Probably. Course, my notes aren't exactly easy to understand either. :p Here's a table for you:

+6 armor (x1): 36,000 gp, 1,400 XP
+7 armor (x1.5): 73,500 gp, 1,960 XP
+8 armor (x2): 128,000 gp, 2,560 XP
+9 armor (x3): 243,000 gp, 3,240 XP
+10 armor (x4): 400,000 gp, 4,000 XP

+6 weapon (x1): 72,000 gp, 2,880 XP
+7 weapon (x1.5): 147,000 gp, 3,920 XP
+8 weapon (x2): 256,000 gp, 5,120 XP
+9 weapon (x3): 486,000, 6,480 XP
+10 weapon (x4): 800,000 gp, 8,000 XP.

Yes but the point is you are not meant to be making those items at 16th-level.
Assuming you're not making a +20 enhancement bonus item (CL 60th), I'd like you to show me a 16th level PC who has 2.8 million to blow. Under my system, you don't get that much until 28th level; in the core system, it's 27th. A PC can't even afford such an item by the 1/4 rule until 45th level (my system; I don't know about the core, but it's likely 50th). I don't see your point here - you're over-exaggerating.

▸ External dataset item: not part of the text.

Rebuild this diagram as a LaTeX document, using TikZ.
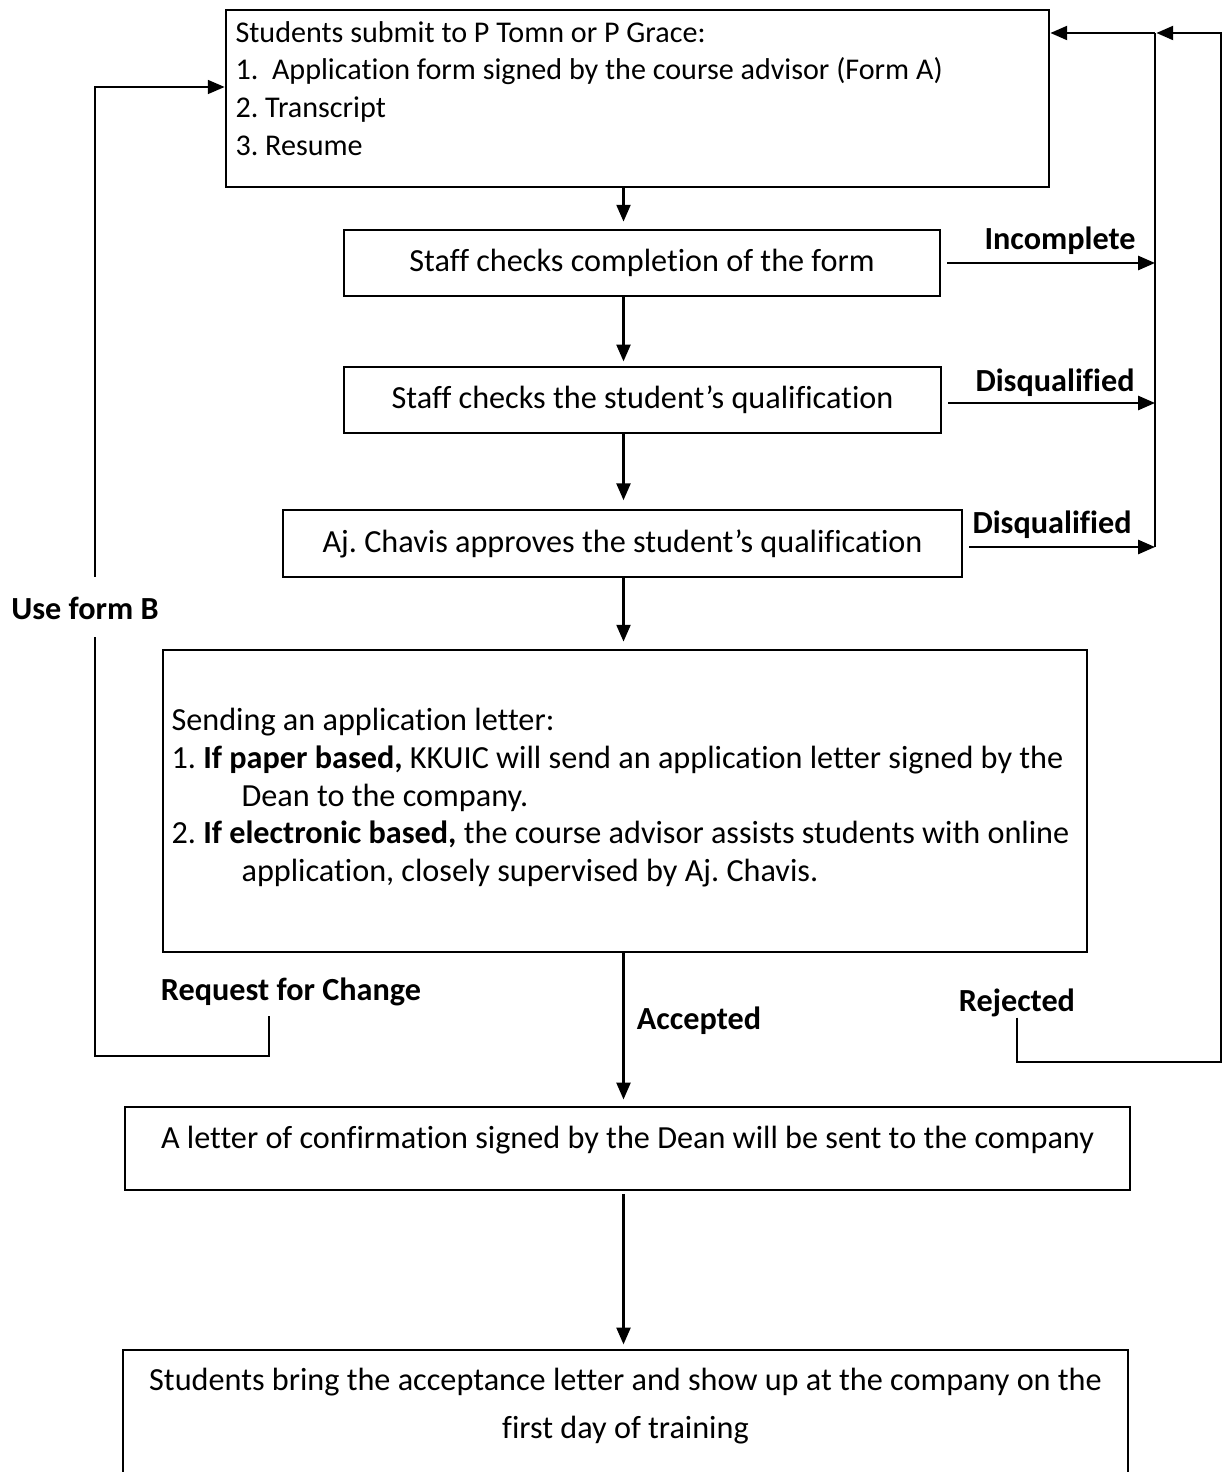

Ideally, there shouldn't be a squaring of any value in the formula. If it were just "bonus x 2000" for weapons, it would be easy to regulate prices, wealth, Xp costs, and availability across all levels. (Yes this exact formula tends to get ridiculously cheap results, but a similar formula would be much easier and simpler to work with than Squaring this and that and then seeing if Bob the Timelord can fit it into his budget)
I dunno.. the squaring system seems to work well enough. As long as you have a table people can refer to, so they don't have to do all the math themselves, and the item prices scale with level (which they do if you fix the wealth progression), it all works out pretty well.
 

Okay. For UK, and anyone else who's interested, I've posted all the tables - gp prices, XP costs, and multipliers, listed by bonus type. I also included some notes down at the bottom about the system itself - the good and bad points. Oh, and ignore the Artificing link at the top - that page isn't live yet.
 


Pssthpok said:
Can anyone answer this:

Metamagic Freedom and AMC... how do these feats replace Multispell? I can read the text, but it's not clear to me.
This is how I understand it:
The first quickened spell in a round requires one application of Quicken Spell. The second quickened spell requires two applications, the third three, and so on ad infinitum.
 

That was the popular interpretation, but UK clarified in an earlier thread that Metamagic Freedom allows any number of quickened spells to be cast in a round, so long as the quickening comes exclusively from Automatic Metamagic Capacity, and not just from applying the quicken feat normally. Since AMC grants spell levels per round, this provides the new limiter to number of quickened spells, in that every 4 AMC feats taken allow for an additional spell per round, so long as you don't mind that those spells won't have other metamagic on them.
 



I remembered there being a discussion over it some time ago, but couldn't remember if the wording had been change to reflect any conclusion that had been reached or not.